Monday, June 22, 2015

Monday, 22nd June 2015

Hi, I'm Minerva!

Today in Social Sciences we have watched a documentary about the concentration camp of Mauthausen. It is about 80 minutes, so we have stayed for two hours in the classroom.


During the documentary, some Spanish people who survived in Mauthausen talked about all they lived there. They talked about the things they saw, what they ate and the stories they lived there until they were released. 

They were sent there because they were captured in France, where they were exiled after the Civil War in Spain. They were identified with a triangle with an S inside it.


During the documentary we can see all the horrors committed there. At first it was bad for the Spaniards to stay there, but when the senior officers visited the camp and they knew they were Spanish against the government of Spain, they ordered to be merciless with them.

They worked in quarries all the day. They had to break the rocks and then, go up with them through a long stair. 


We have been talking for a long time about what  we would have done if we had the opportunity of punishing the Nazis. All of us agree in the same thing; we would have treated them as they treated the people in the camps. Paqui has said that if we would have done this, we would be like them. She has said that she would have sent them to live with the people they hate so they could saw that they were similar.

I knew that the concentration camps were the selfsame hell, but I was wrong. They were worse. I couldn't even imagine they were like the video shown and I can't even imagine living there for years. I'm sure I couldn't live there not even for a week or a month.

Seeing your friends dying or smelling everyday the odor of the bodies being burnt is enough to be traumatized for the rest of your life.

I see this and for me, it's impossible to think that this ocurred just 70 years ago. It's striking how the human being can be, how can we hurt each other only because we think in a different way.
I think we should learntabout the history, because a lot of these things are repetitions from the past.
Despite all the wars that have happened during the history, I think this is the bloodiest, the cruelest and senseless one up to this moment.

For me, the most emotional part of the video is when the survivors told us how was the entrance of the American troops in the camp and how happy they were.




"Los Españoles antifascistas saludan a las fuerzas liberadoras"

Here you have the video if you want to watch it:



I hope you like it. 

P.S.: If you want to read a book about this, I have found this one:  
Los últimos españoles de Mauthausen, Carlos Hernández de Miguel.

Here you have the synopsis: 


Hope you have a good summer!!

1 comment:

Paqui Pérez Fons said...

Hello Minerva,

Here I'm including the link to the oath the survivors of Mauthausen made when they were set free:

http://www.deportati.it/e_lager/english_mauth_oath.html

I think it's the best conclusion to all that suffering and humiliation.

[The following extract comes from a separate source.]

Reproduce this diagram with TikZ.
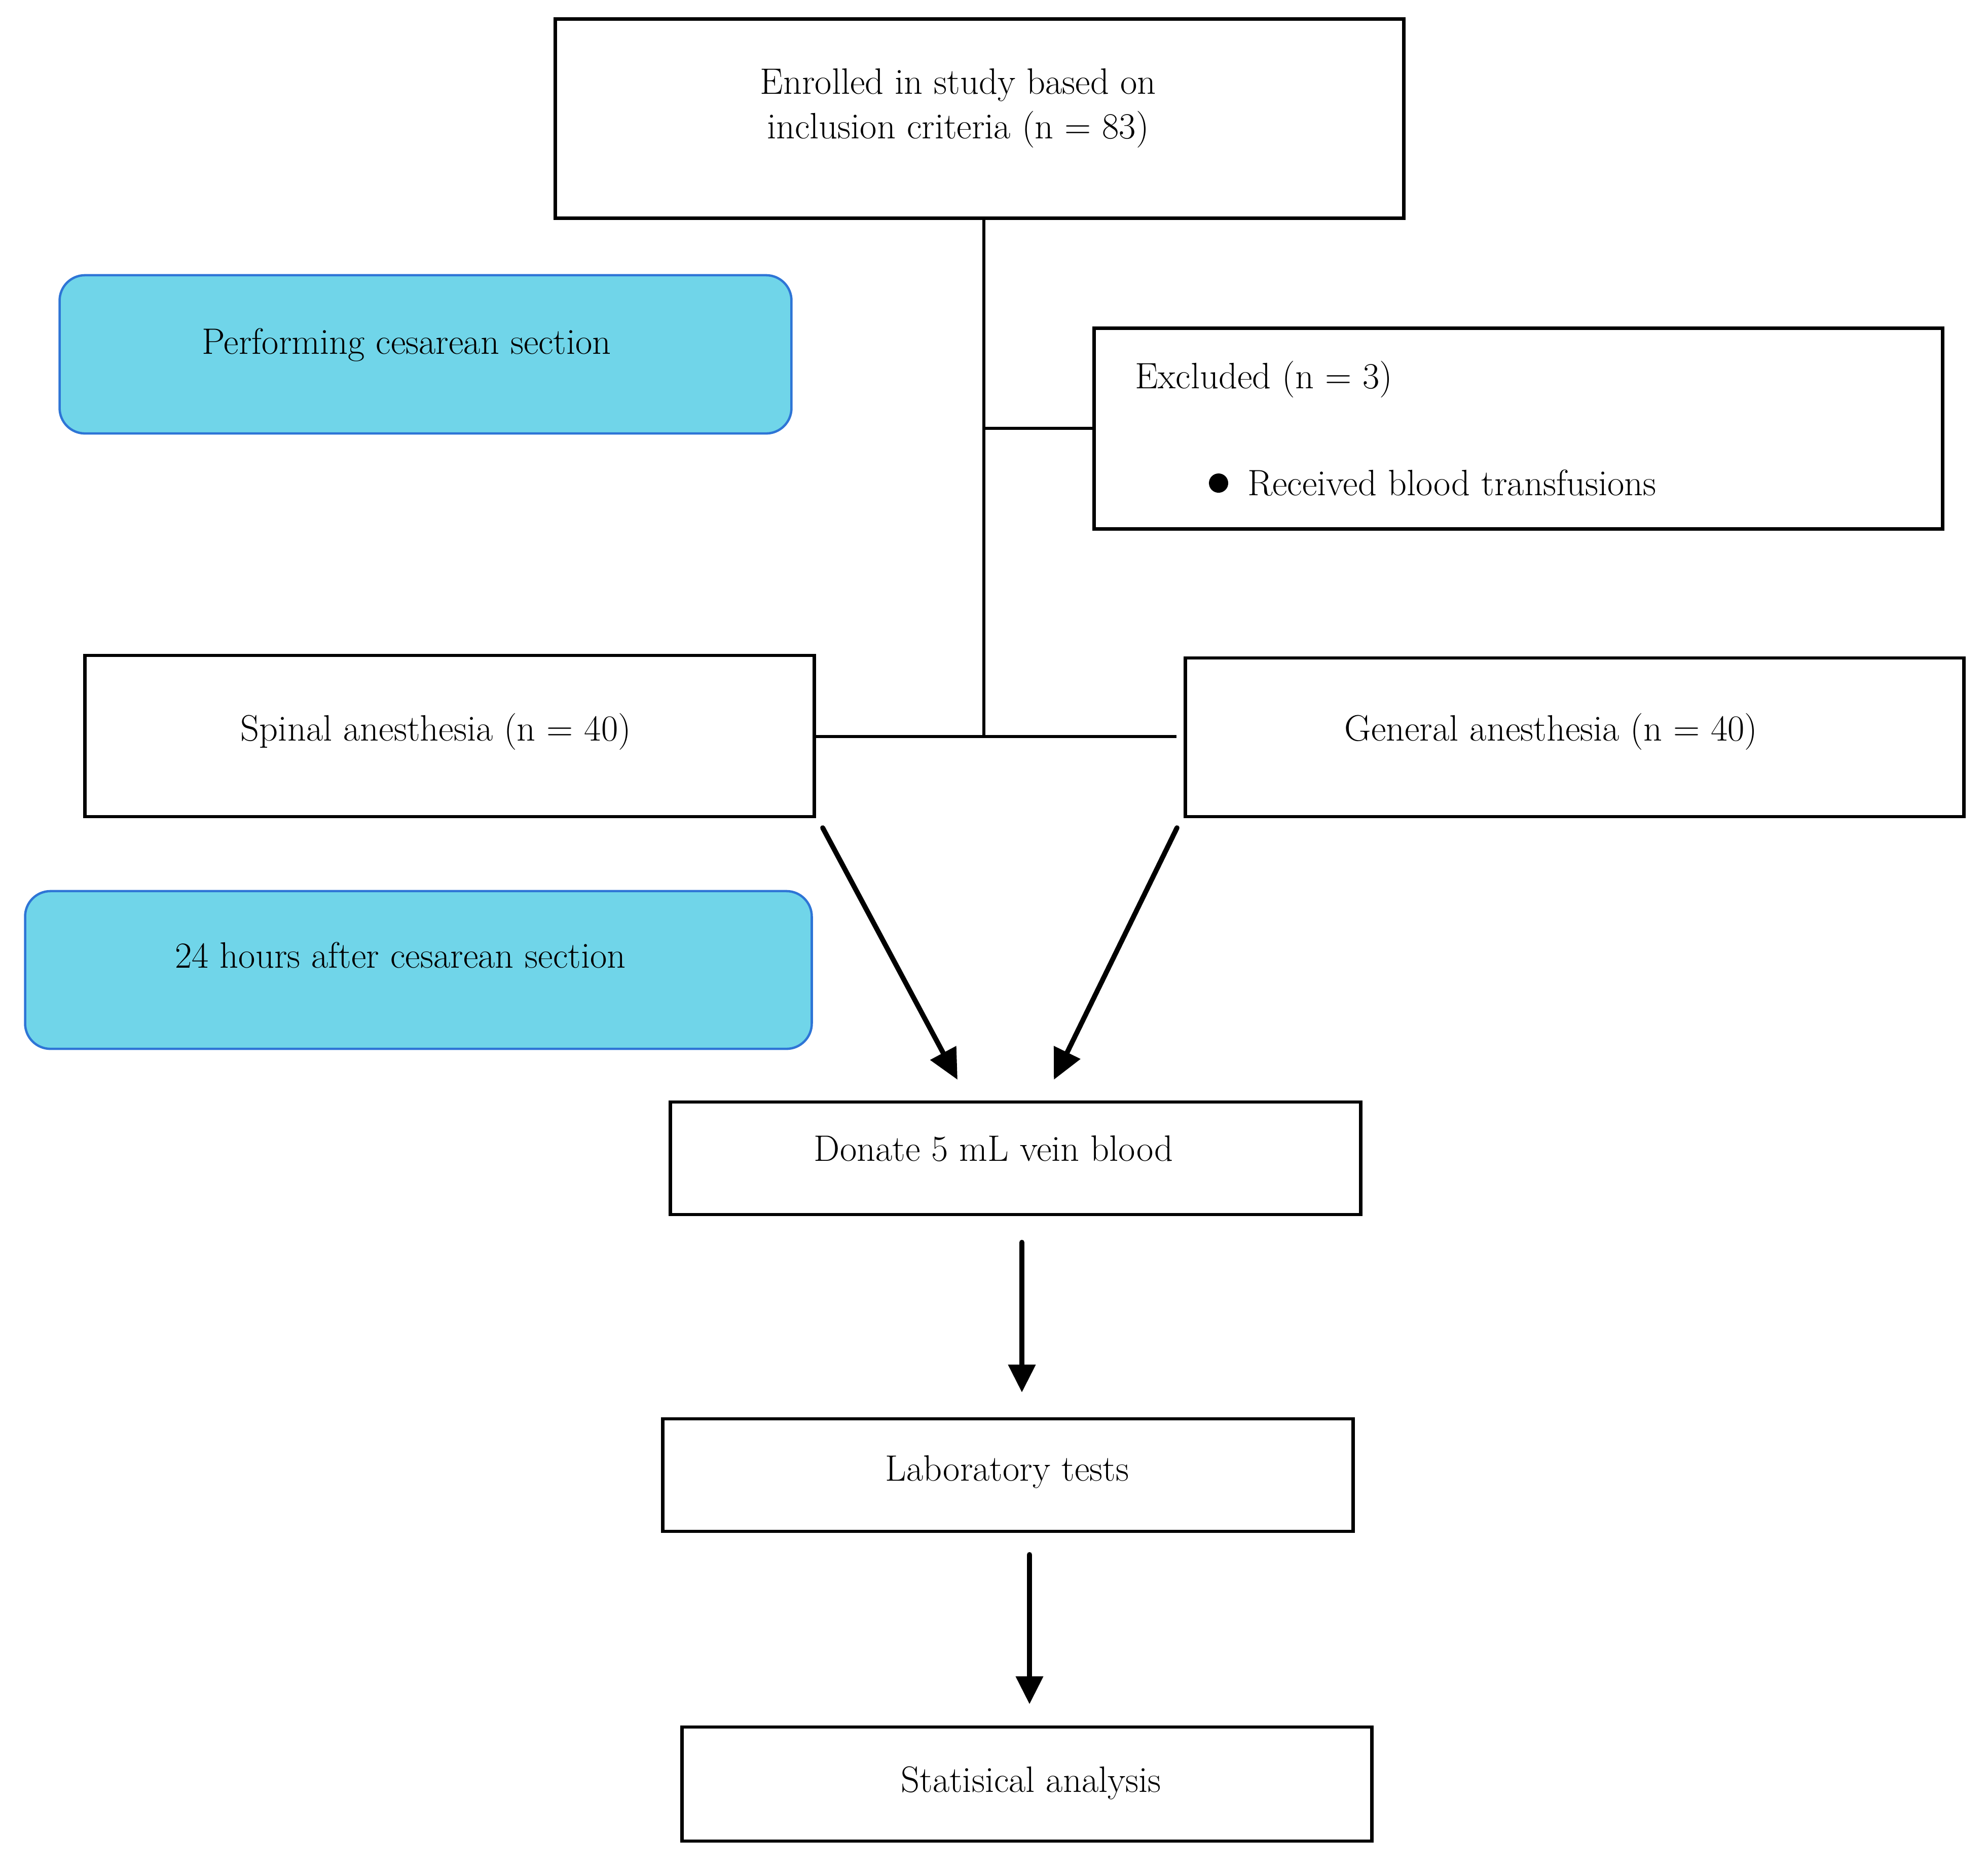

They didn't talk about revenge, but about fraternity, solidarity, freedom,social justice and peace. They learnt there that the only way to avoid that horror was cooperating, looking for a world society. They promised to tell their story and figth to avoid that this wouldn't happen again. This is what we should do too. Wars and horrors depend on the support of nations and if we fight to avoid wars, intolerance, discrimination... the worlsd will be a better place. This is one of the lessons I learnt from Mauthausen survivors.

Have a nice summer!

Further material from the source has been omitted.